Top 10 Reasons For Filing A Biotech Patent Application

This list is based on my experience of working with biotech clients who were either research companies or in tech transfer. It includes incidental advantages (such as showcasing the invention) which can’t really be thought of as ‘objectives’ when filing, but which are important to bear in mind.

1. Providing A Monopoly That Can Be Commercially Exploited

A patent provides a space in the market which can be exploited now or in the future.

2. Attracting Investors

Patent applications are very important in attracting money for commercialising academic research.

3. For Defensive Purposes

Patents and application are bargaining chips in negotiations, can be used in cross-licensing and by the threat of countersuing they can deter infringement actions.

4. For Providing Additional Layers Of Protection

It is advantageous to have several patent cases covering your products, deterring competitors from challenging them or infringing.

5. To Increase The Value Of The Portfolio/Company

Each patent case will increase the overall value of the portfolio and in certain situations that can mean a substantial increase in the value of the company.

6. For External Image

Biotech companies are expected to have patents and applications.  These can be seen as evidence of a successful research program.

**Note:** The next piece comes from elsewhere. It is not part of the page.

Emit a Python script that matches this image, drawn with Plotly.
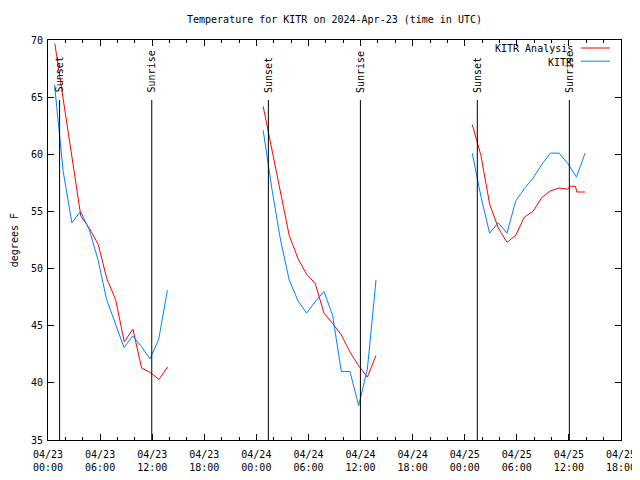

7. For Internal Motivation

The filing of patent applications represents a tangible goal that can act as encouragement for departments and individual scientists.

8. To Showcase The Invention

In a tech transfer situation the patent application itself can act as a document that showcases the invention to interested collaborators or commercial parties.

9. To Fill A Gap In A Previous Case

Sometimes patent applications need to be filed to fill gaps in areas not covered by previous cases.  That can happen as the technology develops or if it realised that broad claims are unlikely to be granted on previous cases.

10. To Open Up New Revenue Streams

Patent applications can be filed by a company on technology which it cannot exploit itself, but which can be licensed out to others.